In: Finance
“If I try to increase the market share of the company’s products, I am doing the best interest of my company’s shareholders” says Sarah, a fresh graduate who recently joined the finance team of a public listed company. Do you agree? Please explain. Financial managers are required to make important decisions for the best interest of the shareholders of the company. In your own words, please describe those decisions with examples.
Yes, I am agreeing to her statement because increasing the market share of the company will be leading to increase of the value of the company and increase of the organisational value will be leading to increase of the stakeholders value maximization, and the primary objective of a business is always maximisation of the organisational value.

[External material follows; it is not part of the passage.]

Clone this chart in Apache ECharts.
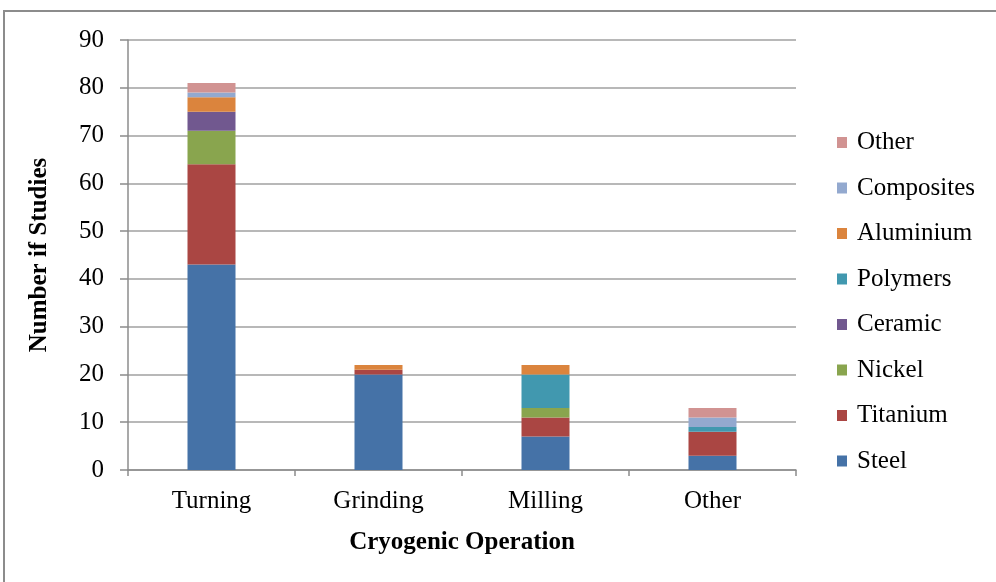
<!DOCTYPE html>
<html>
<head>
<meta charset="utf-8">
<script src="https://cdn.jsdelivr.net/npm/echarts@6/dist/echarts.min.js"></script>
<style>
html,body{margin:0;padding:0;background:#fff;}
#chart{width:996px;height:582px;}
</style>
</head>
<body>
<div id="chart"></div>
<script>
const categories = ['Turning', 'Grinding', 'Milling', 'Other'];
const seriesNames = ['Steel', 'Titanium', 'Nickel', 'Ceramic', 'Polymers', 'Aluminium', 'Composites', 'Other'];
const steel      = [43, 20, 7, 3];
const titanium   = [21, 1, 4, 5];
const nickel     = [7, 0, 2, 0];
const ceramic    = [4, 0, 0, 0];
const polymers   = [0, 0, 7, 1];
const aluminium  = [3, 1, 2, 0];
const composites = [1, 0, 0, 2];
const other      = [2, 0, 0, 2];
const colors = ['#4572A7', '#AA4643', '#89A54E', '#71588F', '#4198AF', '#DB843D', '#93A9CF', '#D19392'];
const seriesData = [steel, titanium, nickel, ceramic, polymers, aluminium, composites, other];

const font = 'Liberation Serif, Times New Roman, serif';
const chart = echarts.init(document.getElementById('chart'), null, {renderer: 'canvas'});
chart.setOption({
  backgroundColor: '#fff',
  animation: false,
  graphic: [{
    type: 'rect', shape: {x: 4, y: 11, width: 1100, height: 700},
    style: {fill: 'none', stroke: '#8c8c8c', lineWidth: 2}, silent: true, z: -1
  }],
  grid: {left: 128, top: 40, width: 668, height: 430, containLabel: false},
  legend: {
    orient: 'vertical', left: 837, top: 130, padding: 0,
    itemWidth: 10, itemHeight: 11, itemGap: 20.5,
    icon: 'rect',
    data: seriesNames.slice().reverse(),
    textStyle: {fontFamily: font, fontSize: 25, color: '#000', lineHeight: 23, padding: [0, 0, 0, 5]}
  },
  xAxis: {
    type: 'category', data: categories,
    name: 'Cryogenic Operation', nameLocation: 'middle', nameGap: 60,
    nameTextStyle: {fontFamily: font, fontSize: 25, fontWeight: 'bold', color: '#000'},
    axisLine: {lineStyle: {color: '#8c8c8c', width: 1.5}},
    axisTick: {show: true, length: 6, lineStyle: {color: '#8c8c8c', width: 1.5}},
    axisLabel: {fontFamily: font, fontSize: 25, color: '#000', margin: 19}
  },
  yAxis: {
    type: 'value', min: 0, max: 90, interval: 10,
    name: 'Number if Studies', nameLocation: 'middle', nameGap: 76, nameRotate: 90,
    nameTextStyle: {fontFamily: font, fontSize: 25, fontWeight: 'bold', color: '#000'},
    axisLine: {show: true, lineStyle: {color: '#8c8c8c', width: 1.5}},
    axisTick: {show: true, length: 8, lineStyle: {color: '#8c8c8c', width: 1.5}},
    axisLabel: {fontFamily: font, fontSize: 25, color: '#000', margin: 24},
    splitLine: {show: true, lineStyle: {color: '#a0a0a0', width: 1.5}}
  },
  series: seriesNames.map((n, i) => ({
    name: n, type: 'bar', stack: 'total', barWidth: 48,
    data: seriesData[i],
    itemStyle: {color: colors[i]}
  }))
});
</script>
</body>
</html>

Financial manager are required to make important decisions for best interest of the shareholders of the company because financial managers are always acting as agents of the shareholders and they should always be trying to act in the best interest of the shareholders. These financial managers are also to be synchronise their personal goals with the goals of the organisation so that there will be a maximization of the value of the organisation which is primary objective of any business, so they will be taking all such appropriate step in order to maximize the value of the organisation so that shareholders can be subsequently benefited by increasing their value of capital appreciation.
So, it can be said that the financial managers are always required to make important decisions for best interest of the shareholders as they are the ultimate authorities for making decisions in the business and they should always be trying to maximize the organisational value.